Increased Canvas Use in 2020 and 2021

This post is the first part of a series of Canvas Data stories where I share data trends and visualizations. Canvas use increased sharply in 2020 and remained quite high in 2021. This is evident in total views, Canvas Studio launches, online assignment submissions, and online discussion posts.

Overview

Emory University switched to remote learning in mid-March 2020 to finish the spring semester online in the early months of the COVID-19 pandemic. Most courses met online for synchronous instruction in Fall 2020 and Spring 2021. Most courses resumed meeting on campus for synchronous instruction in Fall 2021. The period of primarily online instruction accelerated trends of increasing Canvas use by our teachers and students. The data presented below show two things about increased Canvas use:

  1. Remote teaching and learning raised measures of Canvas use to new highs in 2020, including roughly doubled views, discussion posts, and online assignment submissions, as well as order of magnitude increases in Canvas Studio video usage.
  2. Canvas use stayed high compared to pre-pandemic measures throughout 2021 even as class meetings returned to campus for most courses in Fall 2021.

Data Visualizations

The visualizations for the four types of data share certain features.

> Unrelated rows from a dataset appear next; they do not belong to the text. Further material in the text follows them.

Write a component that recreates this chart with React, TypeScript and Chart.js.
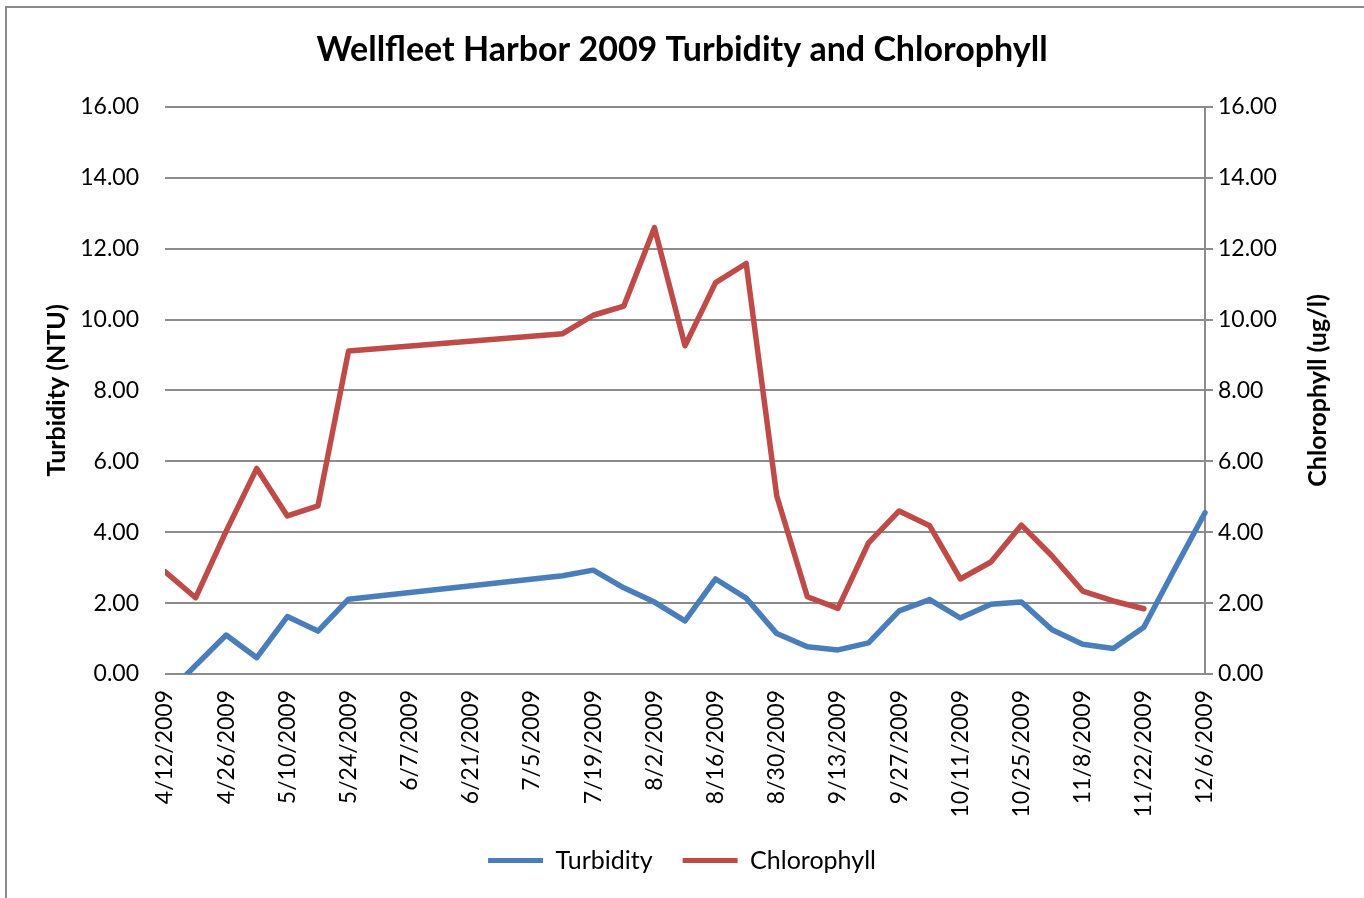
import React, { useEffect, useRef } from "react";
import { Chart, registerables } from "chart.js";

Chart.register(...registerables);

const dates = [
  "4/12/2009", "4/19/2009", "4/26/2009", "5/3/2009", "5/10/2009", "5/17/2009", "5/24/2009",
  "7/12/2009", "7/19/2009", "7/26/2009", "8/2/2009", "8/9/2009", "8/16/2009", "8/23/2009",
  "8/30/2009", "9/6/2009", "9/13/2009", "9/20/2009", "9/27/2009", "10/4/2009", "10/11/2009",
  "10/18/2009", "10/25/2009", "11/1/2009", "11/8/2009", "11/15/2009", "11/22/2009",
  "11/29/2009", "12/6/2009",
];

const turbidity = [
  -0.62, null, 1.1, 0.46, 1.62, 1.21, 2.11,
  2.77, 2.93, 2.43, 2.03, 1.5, 2.68, 2.14,
  1.14, 0.77, 0.68, 0.88, 1.78, 2.1, 1.58,
  1.97, 2.03, 1.25, 0.84, 0.72, 1.32,
  2.95, 4.55,
];

const chlorophyll = [
  2.89, 2.15, 4.03, 5.8, 4.46, 4.74, 9.11,
  9.6, 10.12, 10.38, 12.59, 9.26, 11.04, 11.58,
  5.02, 2.18, 1.85, 3.7, 4.6, 4.18, 2.68,
  3.16, 4.2, 3.33, 2.34, 2.06, 1.84,
  null, null,
];

const axisStart = "4/12/2009";
const axisEnd = "12/6/2009";
const tickStepDays = 14;
const yMin = 0;
const yMax = 16;
const yStep = 2;

const FONT = "Lato, 'Open Sans', sans-serif";
const DAY = 86400000;

function parseDate(s: string) {
  const [m, d, y] = s.split("/").map(Number);
  return Date.UTC(y, m - 1, d);
}
const START = parseDate(axisStart);
function toDay(s: string) {
  return Math.round((parseDate(s) - START) / DAY);
}
function fmt(day: number) {
  const dt = new Date(START + day * DAY);
  return `${dt.getUTCMonth() + 1}/${dt.getUTCDate()}/${dt.getUTCFullYear()}`;
}
function points(values: (number | null)[]) {
  const out: { x: number; y: number }[] = [];
  values.forEach((v, i) => {
    if (v !== null) out.push({ x: toDay(dates[i]), y: v });
  });
  return out;
}

const GRID = "#8c8c8c";

const rightTitle = {
  id: "rightTitle",
  afterDraw(chart: any) {
    const { ctx, chartArea } = chart;
    ctx.save();
    ctx.font = `bold 25px ${FONT}`;
    ctx.fillStyle = "#000";
    ctx.textAlign = "center";
    ctx.textBaseline = "middle";
    ctx.translate(1318, (chartArea.top + chartArea.bottom) / 2);
    ctx.rotate(-Math.PI / 2);
    ctx.fillText("Chlorophyll (ug/l)", 0, 0);
    ctx.restore();
  },
};

export default function App() {
  const ref = useRef<HTMLCanvasElement | null>(null);

  useEffect(() => {
    if (!ref.current) return;
    const chart = new Chart(ref.current, {
      type: "line",
      data: {
        datasets: [
          {
            label: "Turbidity",
            data: points(turbidity),
            borderColor: "#4A7EBB",
            backgroundColor: "#4A7EBB",
            borderWidth: 5.5,
            pointRadius: 0,
            spanGaps: true,
            borderCapStyle: "round",
            borderJoinStyle: "round",
            yAxisID: "y",
            clip: { left: 0, top: 5, right: 5, bottom: 0 },
          },
          {
            label: "Chlorophyll",
            data: points(chlorophyll),
            borderColor: "#BE4B48",
            backgroundColor: "#BE4B48",
            borderWidth: 5.5,
            pointRadius: 0,
            spanGaps: true,
            borderCapStyle: "round",
            borderJoinStyle: "round",
            yAxisID: "y1",
          },
        ],
      },
      options: {
        responsive: false,
        animation: false,
        layout: { padding: { left: 0, right: 0, top: 0, bottom: 15 } },
        plugins: {
          title: {
            display: true,
            text: "Wellfleet Harbor 2009 Turbidity and Chlorophyll",
            color: "#000",
            font: { family: FONT, size: 34, weight: "bold" },
            padding: { top: 30, bottom: 36 },
          },
          legend: {
            position: "bottom",
            labels: {
              color: "#000",
              font: { family: FONT, size: 25 },
              boxWidth: 55,
              boxHeight: 5,
              padding: 30,
              generateLabels: (c: any) =>
                c.data.datasets.map((ds: any, i: number) => ({
                  text: ds.label,
                  fillStyle: ds.borderColor,
                  strokeStyle: ds.borderColor,
                  lineWidth: 0,
                  hidden: false,
                  datasetIndex: i,
                  fontColor: "#000",
                })),
            },
          },
          tooltip: { enabled: false },
        },
        scales: {
          x: {
            type: "linear",
            min: 0,
            max: toDay(axisEnd),
            offset: false,
            grid: { display: false },
            border: { display: false },
            ticks: {
              stepSize: tickStepDays,
              autoSkip: false,
              minRotation: 90,
              maxRotation: 90,
              padding: 8,
              color: "#000",
              font: { family: FONT, size: 23 },
              callback: (v: any) => fmt(Number(v)),
            },
            afterFit: (s: any) => {
              s.height = 144;
            },
          },
          y: {
            position: "left",
            min: yMin,
            max: yMax,
            grid: { color: GRID, lineWidth: 2, drawTicks: false },
            border: { display: false },
            ticks: {
              stepSize: yStep,
              padding: 26,
              color: "#000",
              font: { family: FONT, size: 23 },
              callback: (v: any) => Number(v).toFixed(2),
            },
            title: {
              display: true,
              text: "Turbidity (NTU)",
              color: "#000",
              font: { family: FONT, size: 25, weight: "bold" },
              padding: { top: 42, bottom: 0 },
            },
            afterFit: (s: any) => {
              s.width = 165;
            },
          },
          y1: {
            position: "right",
            min: yMin,
            max: yMax,
            grid: { drawOnChartArea: false, drawTicks: true, tickLength: 8, color: GRID, lineWidth: 2 },
            border: { display: true, color: GRID, width: 2 },
            ticks: {
              stepSize: yStep,
              padding: 5,
              color: "#000",
              font: { family: FONT, size: 23 },
              callback: (v: any) => Number(v).toFixed(2),
            },
            afterFit: (s: any) => {
              s.width = 159;
            },
          },
        },
      },
      plugins: [rightTitle],
    } as any);
    return () => chart.destroy();
  }, []);

  return (
    <div
      style={{
        position: "absolute",
        left: 0,
        top: 0,
        width: 1364,
        height: 898,
        overflow: "hidden",
        background: "#fff",
      }}
    >
      <div
        style={{
          position: "absolute",
          left: 5,
          top: 6,
          width: 1400,
          height: 950,
          border: "2px solid #8a8a8a",
          boxSizing: "border-box",
        }}
      />
      <canvas ref={ref} width={1364} height={898} style={{ position: "absolute", left: 0, top: 0 }} />
    </div>
  );
}
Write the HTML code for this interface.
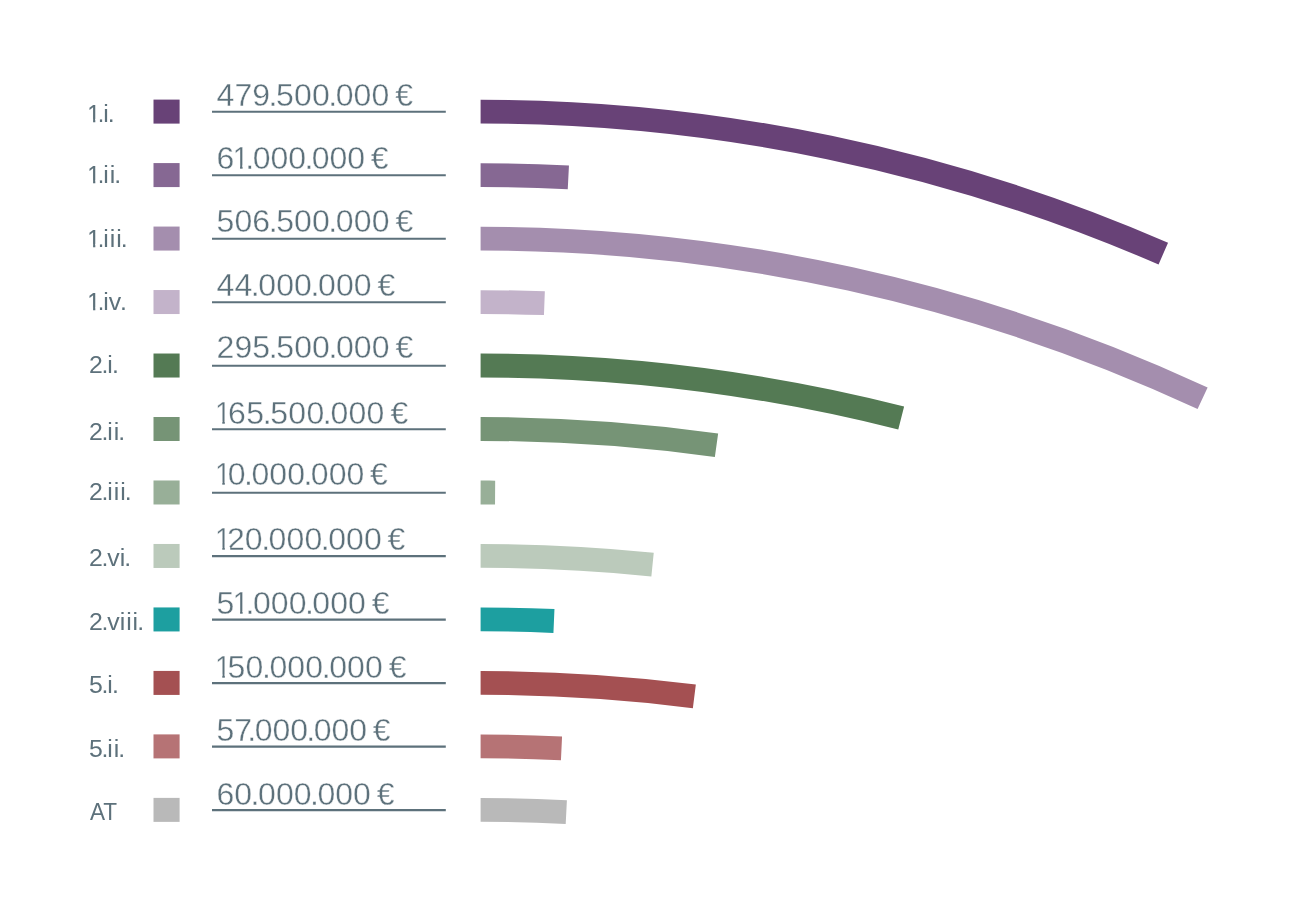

  • Each year is a line plotted between points representing weekly totals.
  • Each year’s line is the same color in each image.
  • Grand totals for included weeks are provided for annual comparisons.
  • Winter break and summer weeks are filtered out of lines and grand totals.
  • Weekly course counts determine line thickness for Studio launches, online submissions, and discussion posts.
  • Peak weeks for selected years are labeled on each chart.
  • Peak week unique user and course counts are available for Studio launches, online submissions, and discussion posts.
  • Non-OPUS and sandbox courses are filtered out for Studio launches, online submissions, and discussion posts.

Views

When a user opens a page, a file, or some other type of content, or if they post a discussion reply, assignment submission, or in some way add content, Canvas logs the request to do so, which we call a “view.” The overall peak week was in Fall 2020. Total views nearly doubled from 2019 to 2021, and the 2021 total for included weeks topped 1 billion views.

Canvas Studio Launches

When a user opens a Studio video module link or a content item with an embedded Studio video, Canvas logs the request to launch the tool. This is the most detailed data currently available, so we use it even though it does not directly measure video watching. In 2019, we piloted Canvas Studio in spring and made it available to all courses in fall. The weekly number of launches increased very significantly in the first part of Spring 2020, and after the switch to remote learning weekly launches were on the next order of magnitude. Total launches in 2021 topped those in 2020, and the weekly courses and launches for Studio remained high in Fall 2021.

Online Submissions

Canvas records when a student submits something (file attachment, media recording, URL, external tool activity) to an assignment, posts in a graded discussion, or submits a quiz. This data is presented by week of submission. The total submissions doubled from 2019 to 2020 and even increased in 2021. From the peak week of 2019 to the peak week of 2020 the number of courses receiving online submissions increased by over 600 and submissions more than doubled.

Discussion Posts

Canvas records when users post in the Discussions tool. Weekly data for posts in academic courses are shown below. Total posts more than doubled from 2019 to 2020. In 2021 the total, peak week users, and peak week courses decreased, but they remained much higher than in 2019.